Type-II CoMoO4/Graphdiyne heterojunction promotes visible-light-driven photocatalytic hydrogen production activity

Abstract

Photocatalytic hydrogen production technology has great challenges in designing and synthesizing stable photocatalyst and inhibiting high recombination rate of carriers. In this paper, CoMoO4/GDY type-II heterojunctions were successfully constructed by coupling a new two-dimensional layered carbon material graphdiyne (GDY) with molybdate (CoMoO4), and the positive effect of GDY on photocatalytic hydrogen production system was studied. The introduction of GDY provides a large number of reaction sites for the reaction.

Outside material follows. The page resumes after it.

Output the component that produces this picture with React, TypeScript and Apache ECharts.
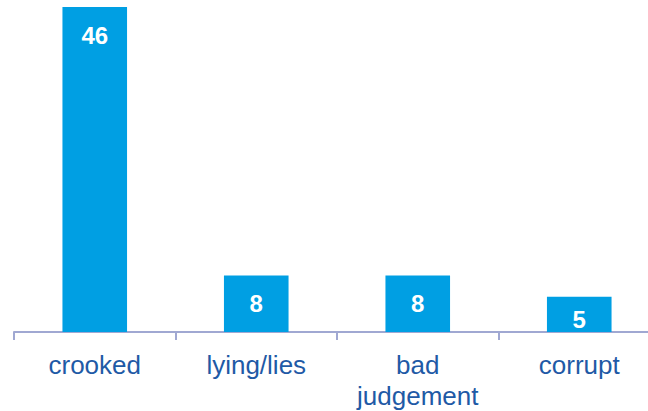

Moreover, due to the strong light absorption and excellent electrical conductivity of GDY, the photoelectrochemical properties of molybdate (CoMoO4) are enhanced. The construction of type-II heterojunctions effectively promotes the spatial separation of photogenerated electrons and holes. The electron transfer mechanism of the photocatalyst was verified based on DFT and in-situ irradiation X-ray photoelectron spectroscopy. The experimental results show that the photocatalytic performance of CoMoO4/GDY photocatalyst is the best (121 μmol), which is 2 times and 45 times that of CoMoO4 and GDY, respectively. This study provides a unique idea for the application of GDY in the field of photocatalysis.